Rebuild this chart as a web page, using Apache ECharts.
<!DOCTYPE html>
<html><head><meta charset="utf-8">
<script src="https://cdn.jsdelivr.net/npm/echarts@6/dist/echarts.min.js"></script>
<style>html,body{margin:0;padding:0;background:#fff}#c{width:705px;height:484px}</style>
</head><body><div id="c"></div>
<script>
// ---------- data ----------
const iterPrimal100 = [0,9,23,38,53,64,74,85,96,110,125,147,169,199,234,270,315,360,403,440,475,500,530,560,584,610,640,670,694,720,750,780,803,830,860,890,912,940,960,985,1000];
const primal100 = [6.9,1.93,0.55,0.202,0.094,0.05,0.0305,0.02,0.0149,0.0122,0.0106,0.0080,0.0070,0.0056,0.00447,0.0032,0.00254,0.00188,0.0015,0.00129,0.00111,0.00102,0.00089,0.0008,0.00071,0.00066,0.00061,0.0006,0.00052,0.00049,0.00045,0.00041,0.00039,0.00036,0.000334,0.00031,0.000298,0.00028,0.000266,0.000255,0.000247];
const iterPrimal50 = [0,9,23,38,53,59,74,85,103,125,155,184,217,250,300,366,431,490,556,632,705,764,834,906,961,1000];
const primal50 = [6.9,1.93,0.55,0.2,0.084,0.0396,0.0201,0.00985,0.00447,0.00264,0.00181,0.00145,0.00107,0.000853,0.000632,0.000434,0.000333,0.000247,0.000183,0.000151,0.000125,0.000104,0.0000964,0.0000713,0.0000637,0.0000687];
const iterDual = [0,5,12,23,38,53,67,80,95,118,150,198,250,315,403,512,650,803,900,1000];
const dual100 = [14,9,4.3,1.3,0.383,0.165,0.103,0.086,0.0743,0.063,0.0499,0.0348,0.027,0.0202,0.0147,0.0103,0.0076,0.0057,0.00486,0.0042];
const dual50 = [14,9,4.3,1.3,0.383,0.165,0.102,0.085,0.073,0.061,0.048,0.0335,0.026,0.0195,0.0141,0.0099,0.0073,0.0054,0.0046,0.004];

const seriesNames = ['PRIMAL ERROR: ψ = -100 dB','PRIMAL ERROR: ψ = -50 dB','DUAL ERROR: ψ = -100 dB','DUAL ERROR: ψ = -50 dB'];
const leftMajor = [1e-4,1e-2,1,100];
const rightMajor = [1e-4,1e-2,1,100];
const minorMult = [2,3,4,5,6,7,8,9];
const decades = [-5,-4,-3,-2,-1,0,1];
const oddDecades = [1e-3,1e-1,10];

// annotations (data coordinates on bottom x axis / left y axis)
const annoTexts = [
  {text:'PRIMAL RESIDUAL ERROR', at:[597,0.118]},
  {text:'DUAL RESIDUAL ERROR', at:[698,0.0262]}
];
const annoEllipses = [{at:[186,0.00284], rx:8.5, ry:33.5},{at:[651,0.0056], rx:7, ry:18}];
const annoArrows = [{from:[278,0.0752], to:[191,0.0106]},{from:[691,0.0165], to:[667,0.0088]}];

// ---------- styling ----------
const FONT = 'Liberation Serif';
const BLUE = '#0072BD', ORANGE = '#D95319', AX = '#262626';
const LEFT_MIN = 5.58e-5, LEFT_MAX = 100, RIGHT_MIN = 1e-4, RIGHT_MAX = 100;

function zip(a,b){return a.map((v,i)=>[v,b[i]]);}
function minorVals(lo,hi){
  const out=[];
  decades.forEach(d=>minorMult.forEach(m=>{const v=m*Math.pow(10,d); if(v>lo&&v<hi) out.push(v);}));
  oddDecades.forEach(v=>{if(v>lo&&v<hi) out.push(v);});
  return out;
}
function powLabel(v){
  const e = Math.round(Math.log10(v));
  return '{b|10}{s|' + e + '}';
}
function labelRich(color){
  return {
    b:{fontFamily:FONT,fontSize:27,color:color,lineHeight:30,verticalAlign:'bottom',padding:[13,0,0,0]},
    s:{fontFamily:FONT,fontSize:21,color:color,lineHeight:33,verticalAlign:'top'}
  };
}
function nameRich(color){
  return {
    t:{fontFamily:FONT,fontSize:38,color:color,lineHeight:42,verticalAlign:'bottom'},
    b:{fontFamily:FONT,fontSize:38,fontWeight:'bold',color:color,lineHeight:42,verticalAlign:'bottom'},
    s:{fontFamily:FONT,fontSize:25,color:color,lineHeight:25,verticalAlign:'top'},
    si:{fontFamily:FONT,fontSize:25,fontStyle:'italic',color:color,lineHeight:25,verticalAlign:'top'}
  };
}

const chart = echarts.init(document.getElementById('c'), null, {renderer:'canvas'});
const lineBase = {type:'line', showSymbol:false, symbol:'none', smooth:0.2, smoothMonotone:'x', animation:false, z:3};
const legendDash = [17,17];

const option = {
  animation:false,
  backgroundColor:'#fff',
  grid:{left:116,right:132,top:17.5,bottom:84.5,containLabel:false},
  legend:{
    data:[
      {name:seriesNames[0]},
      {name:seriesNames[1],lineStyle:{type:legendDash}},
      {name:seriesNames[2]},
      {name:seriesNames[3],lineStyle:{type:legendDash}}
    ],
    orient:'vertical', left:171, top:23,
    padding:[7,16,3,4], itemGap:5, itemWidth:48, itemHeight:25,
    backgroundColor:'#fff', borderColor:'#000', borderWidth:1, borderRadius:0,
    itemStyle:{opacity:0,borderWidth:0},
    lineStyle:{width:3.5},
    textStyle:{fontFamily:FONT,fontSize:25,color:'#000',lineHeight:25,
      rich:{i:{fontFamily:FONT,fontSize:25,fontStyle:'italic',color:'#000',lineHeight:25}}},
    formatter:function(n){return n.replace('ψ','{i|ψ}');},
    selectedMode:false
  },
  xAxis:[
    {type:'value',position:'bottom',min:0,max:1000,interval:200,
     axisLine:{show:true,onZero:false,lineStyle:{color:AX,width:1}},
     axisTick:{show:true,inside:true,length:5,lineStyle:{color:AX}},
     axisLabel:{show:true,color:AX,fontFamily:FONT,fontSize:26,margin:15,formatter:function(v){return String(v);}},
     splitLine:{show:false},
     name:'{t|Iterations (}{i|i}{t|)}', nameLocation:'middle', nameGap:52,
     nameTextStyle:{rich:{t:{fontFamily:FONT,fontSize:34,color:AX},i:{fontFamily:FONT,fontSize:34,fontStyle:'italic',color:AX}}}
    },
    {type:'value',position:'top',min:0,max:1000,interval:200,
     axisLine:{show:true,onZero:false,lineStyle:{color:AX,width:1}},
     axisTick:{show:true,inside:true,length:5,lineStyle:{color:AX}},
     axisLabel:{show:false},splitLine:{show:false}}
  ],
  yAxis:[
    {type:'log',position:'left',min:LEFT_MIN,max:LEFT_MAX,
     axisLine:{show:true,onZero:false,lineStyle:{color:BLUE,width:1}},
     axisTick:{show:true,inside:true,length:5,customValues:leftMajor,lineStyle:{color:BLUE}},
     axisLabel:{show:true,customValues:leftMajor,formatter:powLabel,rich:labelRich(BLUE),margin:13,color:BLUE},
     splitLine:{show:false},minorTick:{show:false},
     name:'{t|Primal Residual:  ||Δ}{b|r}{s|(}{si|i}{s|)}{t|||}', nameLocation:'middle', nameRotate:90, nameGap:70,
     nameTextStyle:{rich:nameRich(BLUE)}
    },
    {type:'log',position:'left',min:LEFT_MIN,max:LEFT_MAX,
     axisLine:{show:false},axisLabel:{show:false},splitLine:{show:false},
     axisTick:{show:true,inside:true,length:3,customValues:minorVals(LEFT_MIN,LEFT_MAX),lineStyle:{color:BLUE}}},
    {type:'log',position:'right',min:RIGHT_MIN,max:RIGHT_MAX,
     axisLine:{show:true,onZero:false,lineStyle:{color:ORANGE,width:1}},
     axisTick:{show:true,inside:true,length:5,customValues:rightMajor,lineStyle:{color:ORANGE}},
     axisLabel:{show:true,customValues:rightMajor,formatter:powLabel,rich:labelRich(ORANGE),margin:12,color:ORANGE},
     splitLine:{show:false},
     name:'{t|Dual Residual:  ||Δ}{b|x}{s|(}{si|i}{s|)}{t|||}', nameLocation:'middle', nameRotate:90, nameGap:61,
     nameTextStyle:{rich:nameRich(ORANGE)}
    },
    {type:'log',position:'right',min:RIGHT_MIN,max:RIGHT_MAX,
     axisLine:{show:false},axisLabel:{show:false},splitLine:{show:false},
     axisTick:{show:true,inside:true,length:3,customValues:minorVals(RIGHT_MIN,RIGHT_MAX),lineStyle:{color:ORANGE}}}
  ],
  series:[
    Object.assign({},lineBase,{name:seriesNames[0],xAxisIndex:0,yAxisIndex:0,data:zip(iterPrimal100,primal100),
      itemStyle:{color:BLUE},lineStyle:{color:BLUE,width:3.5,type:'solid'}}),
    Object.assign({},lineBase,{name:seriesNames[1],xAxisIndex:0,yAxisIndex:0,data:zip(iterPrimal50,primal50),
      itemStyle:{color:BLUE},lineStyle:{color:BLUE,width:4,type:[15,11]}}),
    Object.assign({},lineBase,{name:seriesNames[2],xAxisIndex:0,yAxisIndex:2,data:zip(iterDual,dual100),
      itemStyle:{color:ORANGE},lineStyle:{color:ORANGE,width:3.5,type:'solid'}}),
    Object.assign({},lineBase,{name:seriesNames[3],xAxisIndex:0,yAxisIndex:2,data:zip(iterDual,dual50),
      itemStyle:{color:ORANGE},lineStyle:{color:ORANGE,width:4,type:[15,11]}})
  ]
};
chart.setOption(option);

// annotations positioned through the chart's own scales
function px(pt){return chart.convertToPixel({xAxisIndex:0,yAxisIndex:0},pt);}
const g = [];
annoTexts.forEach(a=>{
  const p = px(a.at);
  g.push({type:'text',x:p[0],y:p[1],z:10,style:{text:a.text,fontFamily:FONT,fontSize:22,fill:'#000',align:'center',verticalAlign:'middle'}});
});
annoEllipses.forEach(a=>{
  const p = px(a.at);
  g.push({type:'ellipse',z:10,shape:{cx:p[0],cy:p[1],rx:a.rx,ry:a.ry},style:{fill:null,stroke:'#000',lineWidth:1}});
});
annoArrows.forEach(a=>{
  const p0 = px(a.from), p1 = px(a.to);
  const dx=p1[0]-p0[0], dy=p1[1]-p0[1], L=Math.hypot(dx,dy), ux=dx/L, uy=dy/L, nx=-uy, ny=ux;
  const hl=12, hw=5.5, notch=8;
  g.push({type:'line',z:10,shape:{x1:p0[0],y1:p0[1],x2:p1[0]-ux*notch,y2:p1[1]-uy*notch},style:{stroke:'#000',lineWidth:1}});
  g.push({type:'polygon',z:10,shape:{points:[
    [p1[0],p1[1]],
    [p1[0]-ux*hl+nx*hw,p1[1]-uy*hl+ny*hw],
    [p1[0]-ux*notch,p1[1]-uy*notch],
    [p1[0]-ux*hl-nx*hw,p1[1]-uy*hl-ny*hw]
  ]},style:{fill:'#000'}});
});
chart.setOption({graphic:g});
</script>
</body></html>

- _AIM OF THE EXERCISE_:
Return exactly the leading lines of the listing, stopping after the line in which "const oddDecades = [1e-3,1e-1,10];" occurs.

- _TASK ANSWER_:
Rebuild this chart as a web page, using Apache ECharts.
<!DOCTYPE html>
<html><head><meta charset="utf-8">
<script src="https://cdn.jsdelivr.net/npm/echarts@6/dist/echarts.min.js"></script>
<style>html,body{margin:0;padding:0;background:#fff}#c{width:705px;height:484px}</style>
</head><body><div id="c"></div>
<script>
// ---------- data ----------
const iterPrimal100 = [0,9,23,38,53,64,74,85,96,110,125,147,169,199,234,270,315,360,403,440,475,500,530,560,584,610,640,670,694,720,750,780,803,830,860,890,912,940,960,985,1000];
const primal100 = [6.9,1.93,0.55,0.202,0.094,0.05,0.0305,0.02,0.0149,0.0122,0.0106,0.0080,0.0070,0.0056,0.00447,0.0032,0.00254,0.00188,0.0015,0.00129,0.00111,0.00102,0.00089,0.0008,0.00071,0.00066,0.00061,0.0006,0.00052,0.00049,0.00045,0.00041,0.00039,0.00036,0.000334,0.00031,0.000298,0.00028,0.000266,0.000255,0.000247];
const iterPrimal50 = [0,9,23,38,53,59,74,85,103,125,155,184,217,250,300,366,431,490,556,632,705,764,834,906,961,1000];
const primal50 = [6.9,1.93,0.55,0.2,0.084,0.0396,0.0201,0.00985,0.00447,0.00264,0.00181,0.00145,0.00107,0.000853,0.000632,0.000434,0.000333,0.000247,0.000183,0.000151,0.000125,0.000104,0.0000964,0.0000713,0.0000637,0.0000687];
const iterDual = [0,5,12,23,38,53,67,80,95,118,150,198,250,315,403,512,650,803,900,1000];
const dual100 = [14,9,4.3,1.3,0.383,0.165,0.103,0.086,0.0743,0.063,0.0499,0.0348,0.027,0.0202,0.0147,0.0103,0.0076,0.0057,0.00486,0.0042];
const dual50 = [14,9,4.3,1.3,0.383,0.165,0.102,0.085,0.073,0.061,0.048,0.0335,0.026,0.0195,0.0141,0.0099,0.0073,0.0054,0.0046,0.004];

const seriesNames = ['PRIMAL ERROR: ψ = -100 dB','PRIMAL ERROR: ψ = -50 dB','DUAL ERROR: ψ = -100 dB','DUAL ERROR: ψ = -50 dB'];
const leftMajor = [1e-4,1e-2,1,100];
const rightMajor = [1e-4,1e-2,1,100];
const minorMult = [2,3,4,5,6,7,8,9];
const decades = [-5,-4,-3,-2,-1,0,1];
const oddDecades = [1e-3,1e-1,10];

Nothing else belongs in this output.